I wanted today to be special and I wanted it to be a happy day.  Though I started the morning in tears, I ended it with smiles.  I have three necklaces dedicated to my LO.  I wore one over the weekend, one yesterday, and one today.  I also have a shirt that has a rose on it.  This shirt has become a way to remember my LO as well.  I felt wearing that shirt and necklace would be a great way to start the day.  When I got to school, one of my former students gave me a red rose.  When I asked her why, she said she just picked it this morning and wanted to give it to me.  What a special way to start my day.  I also went to faculty prayer this morning.  The prayer was about Mary and how she lost her son.  It went on to talk about how hard it is to lose a child and how we need to turn to our family and faith to help us get through it.  I thought it was a perfect prayer for me today.  I thanked the teacher who led it later in the day and she said she was going to skip the part about losing a child, but for some reason she read it (she has no clue about my m/c).  It made me feel like I really needed to hear that today.


I spent the day in good spirits.  It was nice to teach and have a distraction for the day.  When I got home, Alex and I planted the rose tree we bought for Rose on Saturday.  It took a while and we made a huge mess, but it was such a nice way to have a permanent memorial for the baby that forever touched our hearts.

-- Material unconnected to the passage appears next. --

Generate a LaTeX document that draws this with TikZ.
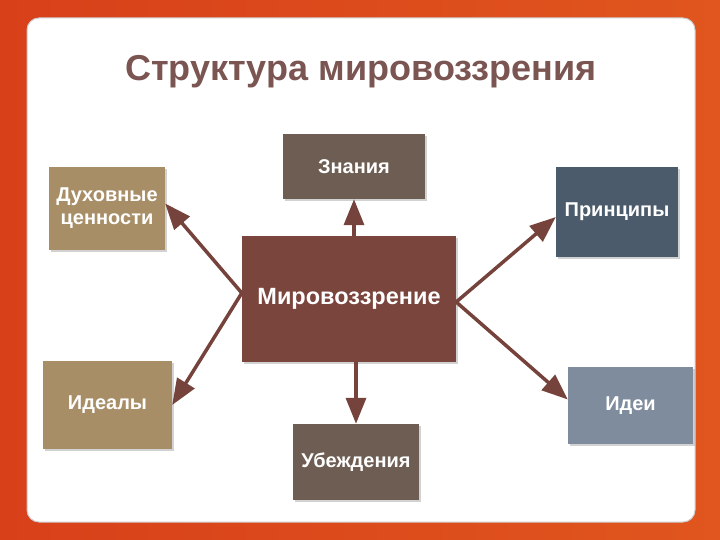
\documentclass[tikz,border=0pt]{standalone}
\usepackage{fontspec}
\setmainfont{Liberation Sans}
\usetikzlibrary{arrows.meta, shadows}

\definecolor{titlecol}{HTML}{7B5552}
\definecolor{mvcol}{HTML}{7A453D}
\definecolor{browncol}{HTML}{6D5D52}
\definecolor{tancol}{HTML}{A88E66}
\definecolor{princol}{HTML}{4B5B6C}
\definecolor{ideicol}{HTML}{7E8C9D}
\definecolor{arrowcol}{HTML}{76433C}
\definecolor{bgleft}{HTML}{D8401A}
\definecolor{bgmid}{HTML}{F08A30}
\definecolor{bgright}{HTML}{E0561E}

\tikzset{
  box/.style = {rectangle, text=white, font=\bfseries\fontsize{20}{23}\selectfont,
                align=center, inner sep=2pt,
                drop shadow={shadow xshift=2pt, shadow yshift=-2pt, opacity=0.35}},
  conn/.style = {draw=arrowcol, line width=3.5pt, -{Triangle[length=26pt, width=20pt]}}
}

\begin{document}
\begin{tikzpicture}[x=1pt, y=-1pt]
    \useasboundingbox (0,0) rectangle (720,540);
    % background and panel
    \shade[left color=bgleft, middle color=bgmid, right color=bgright]
        (0,0) rectangle (720,540);
    \fill[white, draw=gray!40, line width=1pt, rounded corners=12pt] (27,18) rectangle (695,522);

    \node (title) [text=titlecol, font=\bfseries\fontsize{36}{40}\selectfont] at (361,72) {Структура мировоззрения};

    \node (mv) [box, fill=mvcol, minimum width=214pt, minimum height=126pt,
                font=\bfseries\fontsize{23.5}{27}\selectfont] at (349,299) {Мировоззрение};
    \node (zn) [box, fill=browncol, minimum width=142pt, minimum height=65pt] at (354,166.5) {Знания};
    \node (duh) [box, fill=tancol, minimum width=116pt, minimum height=83pt] at (107,208.5) {Духовные\\ценности};
    \node (prin) [box, fill=princol, minimum width=122pt, minimum height=90pt] at (617,212) {Принципы};
    \node (ideal) [box, fill=tancol, minimum width=129pt, minimum height=88pt] at (107.5,405) {Идеалы};
    \node (idei) [box, fill=ideicol, minimum width=125pt, minimum height=77pt] at (630.5,405.5) {Идеи};
    \node (ub) [box, fill=browncol, minimum width=126pt, minimum height=76pt] at (356,462) {Убеждения};

    \draw[conn] (mv.north -| zn.south) -- (zn.south);
    \draw[conn] (ub.north |- mv.south) -- (ub.north);
    \draw[conn] ([yshift=6pt]mv.west) -- ([yshift=5pt]duh.east);
    \draw[conn] ([yshift=6pt]mv.west) -- (ideal.east);
    \draw[conn] ([yshift=-3pt]mv.east) -- ([yshift=-5pt]prin.west);
    \draw[conn] ([yshift=-3pt]mv.east) -- ([yshift=6pt]idei.west);
\end{tikzpicture}
\end{document}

After we cleaned up the entire front area, it was time to go and let the roses go in the ocean.  Alex bought one red and one blue rose because we never knew if baby was a girl or boy.  In my heart, I know Rose was a girl, but I thought that was a thoughtful idea.  I also decided to take the rose my student gave me to put in the ocean too.  We walked to the bay by our house, kissed the roses, and let them go in the ocean.  We stood there for a while and watched them.  It was lovely.


We ended the day having dinner at BJs.  I had some comfort food (pizza and a pizookie later at home). It was a nice way to end the day and spend time together.  I'm so happy I have Alex through all of this. The other most important support I have through this is my message boards.  I had a few friends who remembered my EDD and sent me messages.  One friend did something special for Rose today.  Here is a link to her blog and how she remembered her today. 

http://oneemerald.blogspot.com/2012/05/may-8-psalm-69.html 

I end today realizing how blessed I am for everyone that I have in my life and for my health.  My dogs and husband mean the world to me.  They are what keep me going every single day.  I love my message boards and the amazing women I have met on there.  I have a wonderful family who I get to spend so much time with.  I have a LO hopefully growing and thriving in my belly.  I have a lot to be thankful for.

To my Sweet Rose:
Hi my sweet angel.  I wanted to write you a short note so you know I'm thinking of you today and of course every single day.  I know that you are in Heaven, playing with all the other angel babies up there.  I thank you for the small gifts you sent my way today.  I hope you are keeping an eye on your brother/sister and making sure they are growing!  I'm so blessed to have my own angel watching over us.  Mommy and Daddy miss you so very much and want you to know that we will never forget you.  A mommy never forgets.  Every rose I see, I know it's you saying hello and reminding me that everything is going to be okay.  I hope you like the tree we bought for you and planted today.  Now I get to see you every day (along with the rose bush in the kitchen).  Please don't be sad when you see me cry when I'm alone.  It's only because I miss you so very much and wish you were here with me today.  I'm staying strong, but sometimes I just need to let it out.  I hope you had a wonderful birthday.  We love you so much.